Yeah, this post is confusing. It reads as though I should expect `is` to be the same operator as `==`. But that's completely off. It's not that the integers are weird, it's that OP is misusing an operator. The topic could have been an explanation of what the `is` is, instead it's confusing and not helpful.


A lot of code relies on the fact that "is" is very fast because it just compares memory addresses. In order for it to give a warning when it is used on integers, it would need to also look at the types of the objects which would have have some performance impact.

No, it is not good practice to rely on the interning of ints and short strings. It's implementation-specific behavior and relying on it can cause your code to not work on PyPy or even potentially a future version of CPython.


I guess with MyPy type annotations, you could issue a warning when types are checked if the code is using "is" on types where doing so is implementation-defined and unlikely to produce a useful result.


I hadn't thought of that sort of static analysis. I would guess that the most common variation of using "is" on integers is comparing to a literal ("if x is 3"), so conceivably the bytecode compiler could warn about that without even needing annotations.


Only if you want to determine whether two integers are the same object and not just two objects that look similar. `is` is for identity, whereas `==` is for equivalence.

Idiomatically, you generally only see `is` used for comparison to `None`. Sometimes developers want to check identity, and you'd use `is` there too (but I don't have a handy example offhand).


That depends on what your definition of "is" is.


"is" is a well defined comparison operator in Python which compares object identity. Some philosophical argument about the meaning of "is" is tangential.


The case of strings is also pretty interesting: http://guilload.com/python-string-interning/


I remember implementing this too on Nova 1200. When the address space is bigger than the memory, you can place those integers outside the memory. Those objects do not actually exist in other words. Saves you memory cycles too, because you can calculate the numeric value from the address.



You can also do a similar thing in Java, as illustrated in this answer on CodeGolf stackexchange: https://codegolf.stackexchange.com/a/28818


Indeed - the integer boxing cache is even required by the language spec!

http://docs.oracle.com/javase/specs/jls/se8/html/jls-5.html#...

(here == means reference not value equality)

"If the value p being boxed is an integer literal of type int between -128 and 127 inclusive (§3.10.1), or the boolean literal true or false (§3.10.3), or a character literal between '\u0000' and '\u007f' inclusive (§3.10.4), then let a and b be the results of any two boxing conversions of p. It is always the case that a == b."


Does anyone know why Python refcounts everything -- even small integers, True, False, None...? Why not avoid it?


Sure: CPython doesn't know statically that anything is "not an object", so your proposal adds an extra test to every incref and every decref. This is perceived as probably worse for performance. In 2002, a hacked CPython interpreter (source code long since lost, sorry!) saw a 5% performance decrease on pystone but a 14% performance increase on an integer-heavy workload. https://mail.python.org/pipermail/python-dev/2002-August/027...

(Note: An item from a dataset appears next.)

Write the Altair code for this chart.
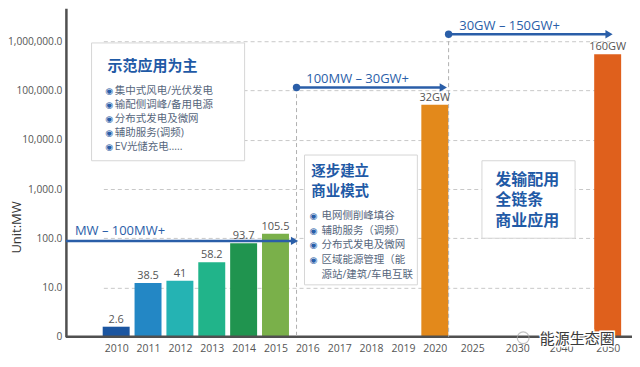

Interesting, thanks for the link! Generally I've viewed writing as more expensive than reading, so I'd be curious if that behavior is still true on modern hardware.


I don't know the internals of Python, but maybe checking if you need to refcount something is basically takes as long as actually just going ahead and doing it all the time anyway.


That's also the same thought behind the Python practice of "it's better to ask forgiveness than permission".

If you're going to have a conditional that will evaluate to True most of the time, sometimes (in Python) it's considered better to just go ahead and try the logic that the conditional is guarding, and then catch the exception and handle it if it happens.


Yeah you might be right, it's hard to say. Generally I view writing as more expensive than reading so I don't know.


Note that it's not just write vs read, it's write vs read + branch.


Right, if it was just 1 read vs. 1 write then I would know!


I'll probably eat my own words, but generally I believe CPython is meant to be easy to reason about, easy to read the code for and understand the implementation, and not to try to be meaningfully performant. I would bet the decision to refcount everything is to keep it simple.


Possibly, though it seems they do try to optimize things (they have an entire peephole optimizer).


> That is suprising! It turns out that all “small integers” with the same value point to the same memory. We can use the Python built-in function id which returns a value you can think of as a memory address to investigate.

Unfortunately this blog post seems to miss a great opportunity to show you how you should compare integers for equality -- using the equality operator `==` and not the identity comparison `is`.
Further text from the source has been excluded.